(Entries with chart source code)
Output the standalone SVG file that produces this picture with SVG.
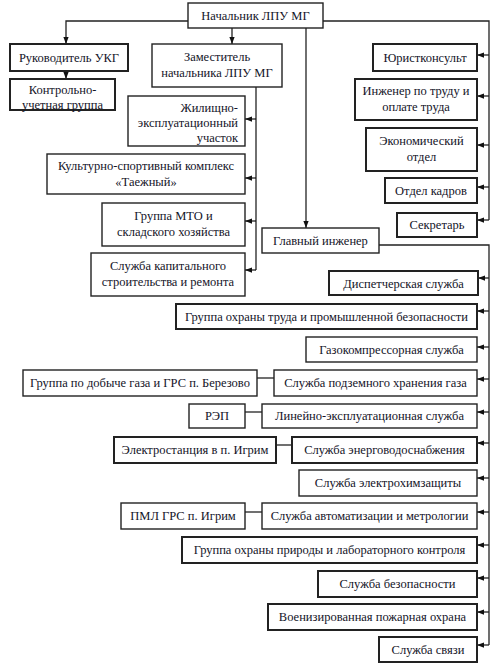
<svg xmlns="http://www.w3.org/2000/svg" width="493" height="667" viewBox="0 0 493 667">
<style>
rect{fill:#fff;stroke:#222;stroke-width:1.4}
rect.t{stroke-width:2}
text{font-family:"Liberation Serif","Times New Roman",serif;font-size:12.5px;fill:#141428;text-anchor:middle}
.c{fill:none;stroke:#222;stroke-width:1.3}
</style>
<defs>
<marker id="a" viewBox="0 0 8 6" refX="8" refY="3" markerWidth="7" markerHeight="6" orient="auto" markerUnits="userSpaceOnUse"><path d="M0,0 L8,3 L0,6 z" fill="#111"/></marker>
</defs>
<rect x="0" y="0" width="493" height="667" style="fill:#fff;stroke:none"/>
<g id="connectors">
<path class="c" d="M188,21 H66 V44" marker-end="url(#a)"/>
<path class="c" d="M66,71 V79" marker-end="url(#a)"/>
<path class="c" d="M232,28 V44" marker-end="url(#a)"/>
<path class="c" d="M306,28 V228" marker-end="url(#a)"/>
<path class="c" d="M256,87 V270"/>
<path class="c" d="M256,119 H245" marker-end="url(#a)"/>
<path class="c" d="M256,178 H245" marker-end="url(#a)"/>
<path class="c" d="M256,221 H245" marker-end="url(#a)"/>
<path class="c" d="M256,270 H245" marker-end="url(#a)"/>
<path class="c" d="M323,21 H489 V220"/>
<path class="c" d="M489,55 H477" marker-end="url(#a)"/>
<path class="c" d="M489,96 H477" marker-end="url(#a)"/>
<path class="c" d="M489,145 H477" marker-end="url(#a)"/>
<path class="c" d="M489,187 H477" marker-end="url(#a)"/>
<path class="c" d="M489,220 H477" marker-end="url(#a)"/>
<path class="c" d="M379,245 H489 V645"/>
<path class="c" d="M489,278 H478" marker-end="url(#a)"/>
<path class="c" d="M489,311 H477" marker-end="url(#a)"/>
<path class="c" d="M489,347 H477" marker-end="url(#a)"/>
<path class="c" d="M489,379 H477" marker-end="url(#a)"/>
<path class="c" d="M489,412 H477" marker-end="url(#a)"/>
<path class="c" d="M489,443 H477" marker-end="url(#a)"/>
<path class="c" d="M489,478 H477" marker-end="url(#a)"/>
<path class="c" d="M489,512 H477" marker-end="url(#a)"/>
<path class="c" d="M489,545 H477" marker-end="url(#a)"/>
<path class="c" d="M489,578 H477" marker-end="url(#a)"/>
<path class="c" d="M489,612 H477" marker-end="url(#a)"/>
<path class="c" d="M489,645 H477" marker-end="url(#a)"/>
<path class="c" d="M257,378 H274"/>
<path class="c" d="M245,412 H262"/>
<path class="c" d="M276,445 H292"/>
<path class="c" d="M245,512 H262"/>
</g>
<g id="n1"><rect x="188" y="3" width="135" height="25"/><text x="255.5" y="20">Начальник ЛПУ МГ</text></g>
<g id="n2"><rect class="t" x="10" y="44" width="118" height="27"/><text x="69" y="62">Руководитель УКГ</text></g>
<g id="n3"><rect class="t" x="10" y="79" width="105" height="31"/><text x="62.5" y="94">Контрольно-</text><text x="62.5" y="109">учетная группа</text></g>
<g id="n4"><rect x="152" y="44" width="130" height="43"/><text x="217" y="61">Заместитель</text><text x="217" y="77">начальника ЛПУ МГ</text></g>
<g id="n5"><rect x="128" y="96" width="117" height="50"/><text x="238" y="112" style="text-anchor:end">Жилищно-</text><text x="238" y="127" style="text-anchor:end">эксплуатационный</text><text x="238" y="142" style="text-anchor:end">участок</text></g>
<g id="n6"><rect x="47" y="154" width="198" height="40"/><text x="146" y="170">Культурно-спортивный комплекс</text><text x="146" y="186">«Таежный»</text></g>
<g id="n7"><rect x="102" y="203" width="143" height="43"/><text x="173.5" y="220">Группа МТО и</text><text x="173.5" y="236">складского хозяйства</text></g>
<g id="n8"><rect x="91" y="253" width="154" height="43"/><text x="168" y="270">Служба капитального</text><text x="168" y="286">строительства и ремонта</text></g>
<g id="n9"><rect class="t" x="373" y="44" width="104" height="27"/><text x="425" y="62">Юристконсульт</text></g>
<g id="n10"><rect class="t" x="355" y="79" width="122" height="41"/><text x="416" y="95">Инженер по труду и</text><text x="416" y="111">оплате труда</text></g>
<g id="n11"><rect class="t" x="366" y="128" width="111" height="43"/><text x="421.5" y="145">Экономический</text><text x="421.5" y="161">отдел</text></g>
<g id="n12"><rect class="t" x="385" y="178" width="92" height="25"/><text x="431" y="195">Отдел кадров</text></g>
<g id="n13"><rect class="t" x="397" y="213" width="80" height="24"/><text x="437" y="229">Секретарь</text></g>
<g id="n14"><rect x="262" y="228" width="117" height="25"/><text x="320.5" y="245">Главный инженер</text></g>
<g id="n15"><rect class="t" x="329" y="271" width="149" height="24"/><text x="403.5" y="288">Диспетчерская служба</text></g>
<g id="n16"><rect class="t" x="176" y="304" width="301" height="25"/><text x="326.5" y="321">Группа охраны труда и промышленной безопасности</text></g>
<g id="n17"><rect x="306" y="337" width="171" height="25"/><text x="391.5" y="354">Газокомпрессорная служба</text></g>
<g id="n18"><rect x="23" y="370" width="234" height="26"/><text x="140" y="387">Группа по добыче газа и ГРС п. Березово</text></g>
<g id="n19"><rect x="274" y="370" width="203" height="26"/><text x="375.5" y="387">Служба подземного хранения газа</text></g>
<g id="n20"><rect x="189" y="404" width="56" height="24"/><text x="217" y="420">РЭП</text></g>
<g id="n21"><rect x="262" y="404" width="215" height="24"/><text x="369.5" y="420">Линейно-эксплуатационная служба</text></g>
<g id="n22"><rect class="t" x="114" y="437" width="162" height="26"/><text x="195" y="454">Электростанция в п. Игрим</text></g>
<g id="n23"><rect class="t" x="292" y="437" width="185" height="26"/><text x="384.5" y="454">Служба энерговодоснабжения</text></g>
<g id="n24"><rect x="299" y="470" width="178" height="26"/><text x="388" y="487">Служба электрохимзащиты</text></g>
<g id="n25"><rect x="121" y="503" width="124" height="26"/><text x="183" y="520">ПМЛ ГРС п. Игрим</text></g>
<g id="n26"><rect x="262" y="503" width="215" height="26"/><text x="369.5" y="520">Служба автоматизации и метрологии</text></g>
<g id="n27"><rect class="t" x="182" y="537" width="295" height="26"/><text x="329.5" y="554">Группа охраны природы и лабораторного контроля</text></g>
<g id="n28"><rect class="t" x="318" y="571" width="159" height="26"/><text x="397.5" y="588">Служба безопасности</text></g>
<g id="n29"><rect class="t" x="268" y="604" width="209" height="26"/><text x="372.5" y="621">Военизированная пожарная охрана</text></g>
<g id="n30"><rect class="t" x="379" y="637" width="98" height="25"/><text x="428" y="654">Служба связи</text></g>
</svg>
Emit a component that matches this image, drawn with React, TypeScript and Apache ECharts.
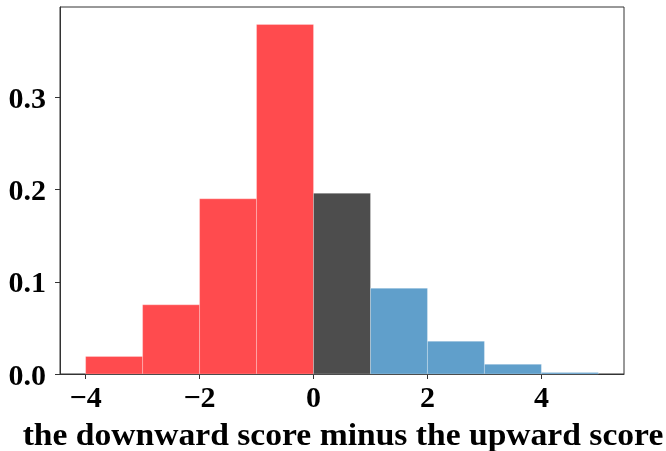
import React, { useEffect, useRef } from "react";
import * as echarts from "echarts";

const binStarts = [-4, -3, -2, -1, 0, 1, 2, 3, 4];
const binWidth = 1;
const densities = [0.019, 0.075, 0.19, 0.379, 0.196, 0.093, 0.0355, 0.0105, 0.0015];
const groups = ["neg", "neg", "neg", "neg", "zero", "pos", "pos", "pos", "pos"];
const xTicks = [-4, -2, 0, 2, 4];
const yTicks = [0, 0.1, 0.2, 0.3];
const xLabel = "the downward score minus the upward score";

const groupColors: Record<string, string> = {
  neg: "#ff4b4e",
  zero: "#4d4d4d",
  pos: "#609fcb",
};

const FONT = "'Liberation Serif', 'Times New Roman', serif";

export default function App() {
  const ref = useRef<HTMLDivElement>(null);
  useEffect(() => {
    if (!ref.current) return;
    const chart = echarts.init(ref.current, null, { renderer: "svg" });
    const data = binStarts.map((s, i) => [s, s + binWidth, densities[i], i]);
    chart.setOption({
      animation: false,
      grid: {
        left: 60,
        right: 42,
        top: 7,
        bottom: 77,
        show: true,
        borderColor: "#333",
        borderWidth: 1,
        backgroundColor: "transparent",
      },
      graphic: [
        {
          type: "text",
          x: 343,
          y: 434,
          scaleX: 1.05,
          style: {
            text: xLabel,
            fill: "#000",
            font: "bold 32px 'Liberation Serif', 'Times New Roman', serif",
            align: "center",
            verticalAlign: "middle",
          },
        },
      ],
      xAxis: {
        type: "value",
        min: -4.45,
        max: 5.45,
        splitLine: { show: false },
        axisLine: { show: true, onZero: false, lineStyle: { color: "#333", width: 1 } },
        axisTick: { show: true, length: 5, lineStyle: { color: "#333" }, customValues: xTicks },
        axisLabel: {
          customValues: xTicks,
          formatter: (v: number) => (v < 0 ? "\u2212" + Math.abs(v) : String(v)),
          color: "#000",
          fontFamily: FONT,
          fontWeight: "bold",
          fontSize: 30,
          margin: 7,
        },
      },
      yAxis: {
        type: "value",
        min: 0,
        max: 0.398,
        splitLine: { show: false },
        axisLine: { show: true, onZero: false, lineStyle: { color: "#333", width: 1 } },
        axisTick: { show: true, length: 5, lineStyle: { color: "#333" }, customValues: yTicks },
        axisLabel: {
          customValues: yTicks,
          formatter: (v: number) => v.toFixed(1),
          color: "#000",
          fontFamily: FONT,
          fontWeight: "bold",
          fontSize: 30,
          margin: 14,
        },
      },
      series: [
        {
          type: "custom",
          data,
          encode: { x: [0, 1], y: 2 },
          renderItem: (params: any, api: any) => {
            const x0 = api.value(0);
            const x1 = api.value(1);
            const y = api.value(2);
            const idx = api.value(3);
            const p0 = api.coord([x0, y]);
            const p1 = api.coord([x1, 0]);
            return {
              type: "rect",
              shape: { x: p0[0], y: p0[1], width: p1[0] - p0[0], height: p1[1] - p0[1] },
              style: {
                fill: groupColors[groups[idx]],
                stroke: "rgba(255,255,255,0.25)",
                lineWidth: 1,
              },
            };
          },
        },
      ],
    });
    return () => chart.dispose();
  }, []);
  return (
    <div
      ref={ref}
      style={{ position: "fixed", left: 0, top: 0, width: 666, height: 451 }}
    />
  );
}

--

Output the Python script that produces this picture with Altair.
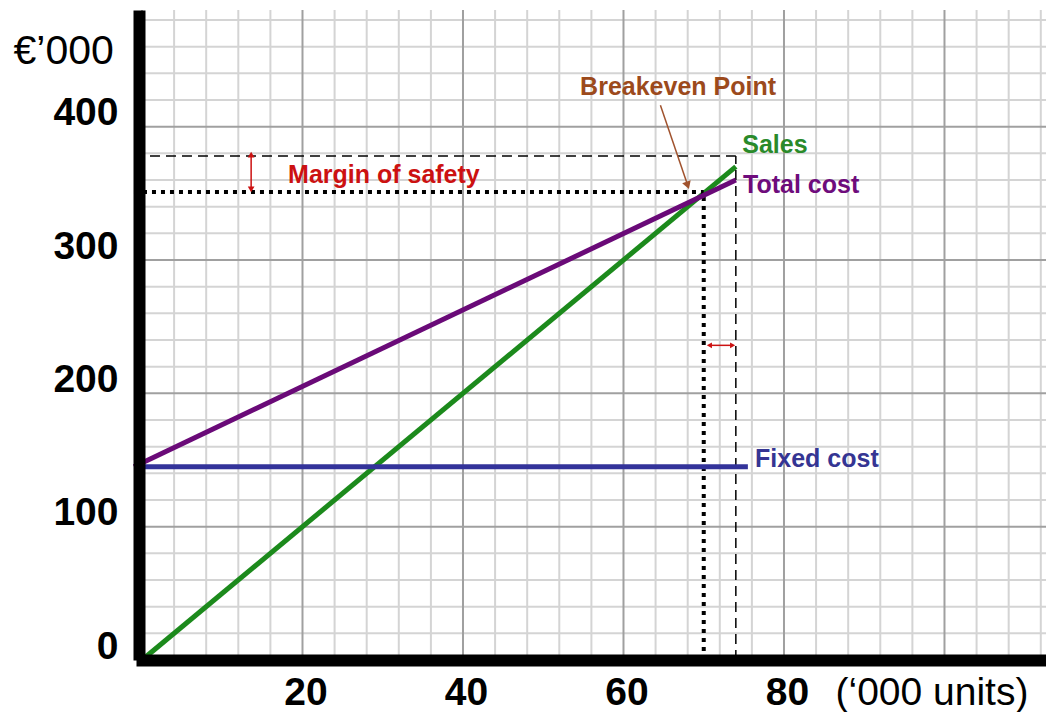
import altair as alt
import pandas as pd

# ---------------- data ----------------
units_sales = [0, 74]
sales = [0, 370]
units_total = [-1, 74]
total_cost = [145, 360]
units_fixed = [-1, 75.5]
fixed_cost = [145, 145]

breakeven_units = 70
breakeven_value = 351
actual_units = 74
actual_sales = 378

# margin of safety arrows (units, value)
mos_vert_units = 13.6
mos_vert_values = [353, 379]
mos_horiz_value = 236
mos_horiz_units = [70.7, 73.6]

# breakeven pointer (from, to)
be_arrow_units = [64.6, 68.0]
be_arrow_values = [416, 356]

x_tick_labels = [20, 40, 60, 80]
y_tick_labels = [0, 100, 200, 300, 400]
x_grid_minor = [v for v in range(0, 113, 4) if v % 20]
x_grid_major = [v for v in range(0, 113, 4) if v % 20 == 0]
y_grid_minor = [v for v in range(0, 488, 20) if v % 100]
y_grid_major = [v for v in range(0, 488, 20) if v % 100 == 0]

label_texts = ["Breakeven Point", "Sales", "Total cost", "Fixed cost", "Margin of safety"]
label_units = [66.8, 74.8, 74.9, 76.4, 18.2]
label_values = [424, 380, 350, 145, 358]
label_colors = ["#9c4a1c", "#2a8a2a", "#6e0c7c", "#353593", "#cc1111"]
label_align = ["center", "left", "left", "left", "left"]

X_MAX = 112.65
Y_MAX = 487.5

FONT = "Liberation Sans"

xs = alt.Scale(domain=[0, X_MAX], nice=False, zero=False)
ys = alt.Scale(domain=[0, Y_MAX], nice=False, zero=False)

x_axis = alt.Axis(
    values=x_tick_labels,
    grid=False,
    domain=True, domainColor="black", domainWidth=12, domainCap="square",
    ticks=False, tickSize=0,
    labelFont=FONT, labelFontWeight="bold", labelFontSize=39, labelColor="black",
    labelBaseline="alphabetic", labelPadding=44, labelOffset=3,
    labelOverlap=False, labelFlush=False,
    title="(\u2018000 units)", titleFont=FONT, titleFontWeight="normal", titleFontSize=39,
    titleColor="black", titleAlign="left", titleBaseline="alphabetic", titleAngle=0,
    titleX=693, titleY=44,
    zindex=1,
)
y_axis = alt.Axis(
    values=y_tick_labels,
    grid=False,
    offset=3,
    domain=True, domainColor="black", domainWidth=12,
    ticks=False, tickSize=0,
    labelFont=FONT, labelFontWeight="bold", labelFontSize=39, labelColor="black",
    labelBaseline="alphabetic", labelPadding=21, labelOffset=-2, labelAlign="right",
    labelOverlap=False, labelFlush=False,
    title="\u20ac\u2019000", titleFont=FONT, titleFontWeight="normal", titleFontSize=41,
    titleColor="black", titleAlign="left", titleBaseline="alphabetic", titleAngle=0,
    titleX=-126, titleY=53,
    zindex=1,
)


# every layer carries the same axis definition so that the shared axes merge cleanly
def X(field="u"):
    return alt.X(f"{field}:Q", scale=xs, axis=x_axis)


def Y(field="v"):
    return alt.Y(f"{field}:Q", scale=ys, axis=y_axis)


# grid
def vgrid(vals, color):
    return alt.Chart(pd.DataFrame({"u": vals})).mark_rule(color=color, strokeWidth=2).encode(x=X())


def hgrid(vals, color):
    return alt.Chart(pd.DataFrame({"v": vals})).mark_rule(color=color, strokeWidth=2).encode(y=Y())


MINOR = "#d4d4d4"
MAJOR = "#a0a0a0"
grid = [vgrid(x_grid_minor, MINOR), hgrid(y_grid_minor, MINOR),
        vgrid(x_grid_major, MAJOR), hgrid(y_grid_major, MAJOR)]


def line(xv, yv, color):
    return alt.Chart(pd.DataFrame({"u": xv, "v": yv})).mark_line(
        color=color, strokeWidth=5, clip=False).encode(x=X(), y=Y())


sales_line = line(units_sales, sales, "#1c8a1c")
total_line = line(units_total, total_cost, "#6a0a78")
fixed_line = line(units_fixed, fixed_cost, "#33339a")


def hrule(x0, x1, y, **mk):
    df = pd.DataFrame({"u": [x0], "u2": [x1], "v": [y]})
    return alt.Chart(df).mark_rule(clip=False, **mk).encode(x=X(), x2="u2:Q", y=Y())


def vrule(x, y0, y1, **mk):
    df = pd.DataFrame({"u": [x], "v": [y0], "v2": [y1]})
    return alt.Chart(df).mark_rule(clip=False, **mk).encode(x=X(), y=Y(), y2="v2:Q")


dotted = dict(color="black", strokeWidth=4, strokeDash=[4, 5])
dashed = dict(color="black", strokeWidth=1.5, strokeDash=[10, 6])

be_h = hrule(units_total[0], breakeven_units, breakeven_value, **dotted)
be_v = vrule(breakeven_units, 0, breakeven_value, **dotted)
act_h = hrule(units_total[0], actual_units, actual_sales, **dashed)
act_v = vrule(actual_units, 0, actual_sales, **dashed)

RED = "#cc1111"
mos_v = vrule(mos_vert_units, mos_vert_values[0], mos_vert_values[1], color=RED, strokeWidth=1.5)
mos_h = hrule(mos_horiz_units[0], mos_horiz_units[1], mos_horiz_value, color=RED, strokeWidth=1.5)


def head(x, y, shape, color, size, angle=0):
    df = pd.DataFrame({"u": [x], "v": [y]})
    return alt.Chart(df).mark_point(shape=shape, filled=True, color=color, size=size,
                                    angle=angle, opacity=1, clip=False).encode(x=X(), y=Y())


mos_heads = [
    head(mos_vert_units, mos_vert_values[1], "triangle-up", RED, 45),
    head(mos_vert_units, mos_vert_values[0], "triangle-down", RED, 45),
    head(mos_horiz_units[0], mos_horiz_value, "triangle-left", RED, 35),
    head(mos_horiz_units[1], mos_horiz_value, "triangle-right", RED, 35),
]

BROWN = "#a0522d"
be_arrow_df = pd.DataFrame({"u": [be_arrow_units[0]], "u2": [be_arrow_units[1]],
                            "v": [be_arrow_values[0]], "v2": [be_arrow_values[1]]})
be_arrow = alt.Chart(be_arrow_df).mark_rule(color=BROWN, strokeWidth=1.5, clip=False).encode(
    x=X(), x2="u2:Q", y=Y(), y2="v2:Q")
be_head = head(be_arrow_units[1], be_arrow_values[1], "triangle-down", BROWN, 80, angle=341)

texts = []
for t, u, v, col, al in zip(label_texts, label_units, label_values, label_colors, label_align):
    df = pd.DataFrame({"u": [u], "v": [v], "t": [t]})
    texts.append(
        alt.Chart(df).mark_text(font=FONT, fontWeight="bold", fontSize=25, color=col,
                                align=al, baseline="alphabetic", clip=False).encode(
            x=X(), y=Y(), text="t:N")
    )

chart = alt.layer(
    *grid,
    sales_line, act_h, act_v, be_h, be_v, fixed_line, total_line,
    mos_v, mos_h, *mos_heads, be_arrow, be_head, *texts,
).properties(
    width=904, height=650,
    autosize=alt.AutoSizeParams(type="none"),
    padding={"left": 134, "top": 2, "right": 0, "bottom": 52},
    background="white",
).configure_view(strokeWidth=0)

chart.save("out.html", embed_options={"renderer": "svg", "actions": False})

---

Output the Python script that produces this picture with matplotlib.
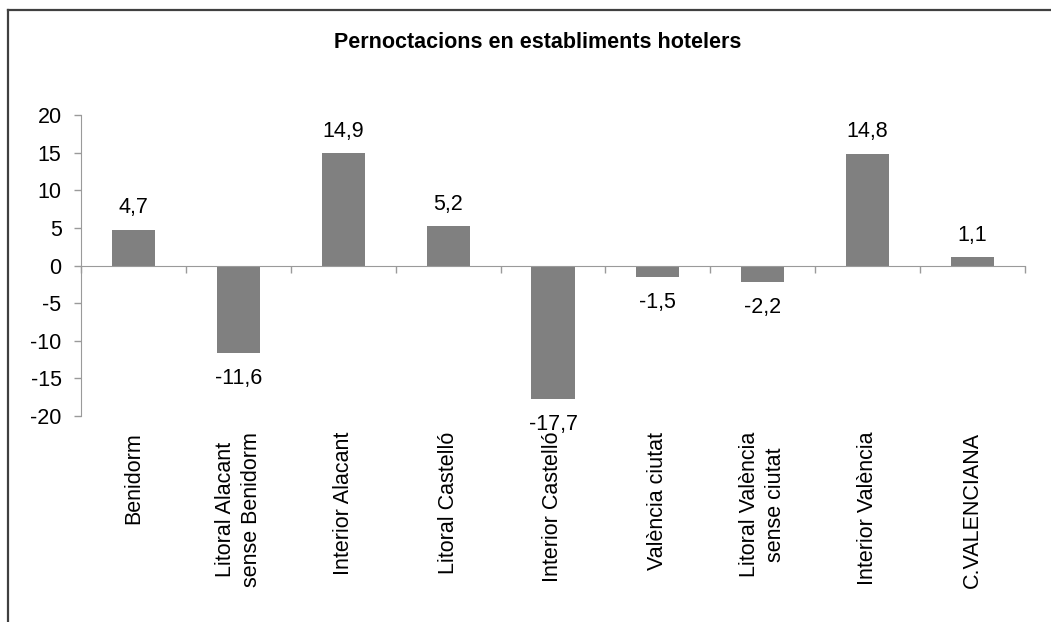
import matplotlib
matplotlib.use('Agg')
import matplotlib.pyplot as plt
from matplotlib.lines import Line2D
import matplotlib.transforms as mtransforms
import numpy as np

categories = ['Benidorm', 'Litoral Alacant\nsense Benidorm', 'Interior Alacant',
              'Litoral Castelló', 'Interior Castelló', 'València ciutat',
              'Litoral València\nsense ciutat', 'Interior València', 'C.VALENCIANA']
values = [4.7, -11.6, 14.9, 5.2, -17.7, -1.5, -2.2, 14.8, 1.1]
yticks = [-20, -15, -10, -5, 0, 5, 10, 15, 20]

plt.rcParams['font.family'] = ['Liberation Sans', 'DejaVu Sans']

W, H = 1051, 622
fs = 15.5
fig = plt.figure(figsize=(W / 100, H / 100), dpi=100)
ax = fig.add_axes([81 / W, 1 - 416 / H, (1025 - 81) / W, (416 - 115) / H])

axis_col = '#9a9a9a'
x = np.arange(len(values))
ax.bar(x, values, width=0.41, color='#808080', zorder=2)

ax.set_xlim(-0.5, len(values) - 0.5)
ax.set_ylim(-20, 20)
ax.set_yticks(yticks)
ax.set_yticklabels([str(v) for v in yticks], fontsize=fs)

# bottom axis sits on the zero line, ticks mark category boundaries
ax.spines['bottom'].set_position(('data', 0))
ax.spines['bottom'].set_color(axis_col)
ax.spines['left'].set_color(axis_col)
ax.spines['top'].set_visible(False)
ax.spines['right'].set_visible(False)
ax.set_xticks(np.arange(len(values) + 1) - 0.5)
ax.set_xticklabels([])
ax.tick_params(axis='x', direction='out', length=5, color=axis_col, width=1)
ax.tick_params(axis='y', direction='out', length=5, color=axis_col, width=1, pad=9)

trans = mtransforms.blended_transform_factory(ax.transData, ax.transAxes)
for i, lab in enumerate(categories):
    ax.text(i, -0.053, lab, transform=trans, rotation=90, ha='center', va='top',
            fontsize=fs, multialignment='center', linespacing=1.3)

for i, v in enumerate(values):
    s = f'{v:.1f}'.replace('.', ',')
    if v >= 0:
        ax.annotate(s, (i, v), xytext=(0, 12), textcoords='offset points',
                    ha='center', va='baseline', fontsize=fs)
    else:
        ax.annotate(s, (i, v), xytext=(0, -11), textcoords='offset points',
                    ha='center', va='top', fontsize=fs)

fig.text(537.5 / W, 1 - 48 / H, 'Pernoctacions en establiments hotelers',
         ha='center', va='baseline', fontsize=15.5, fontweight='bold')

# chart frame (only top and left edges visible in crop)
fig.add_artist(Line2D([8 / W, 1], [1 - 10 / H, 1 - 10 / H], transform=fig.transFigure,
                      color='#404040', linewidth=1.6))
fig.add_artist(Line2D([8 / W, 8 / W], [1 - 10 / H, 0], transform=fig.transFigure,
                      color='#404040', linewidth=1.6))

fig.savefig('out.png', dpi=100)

Given problem:
Find each line holding the word "Python" and copy it.

In response:
Output the Python script that produces this picture with Altair.
Output the Python script that produces this picture with matplotlib.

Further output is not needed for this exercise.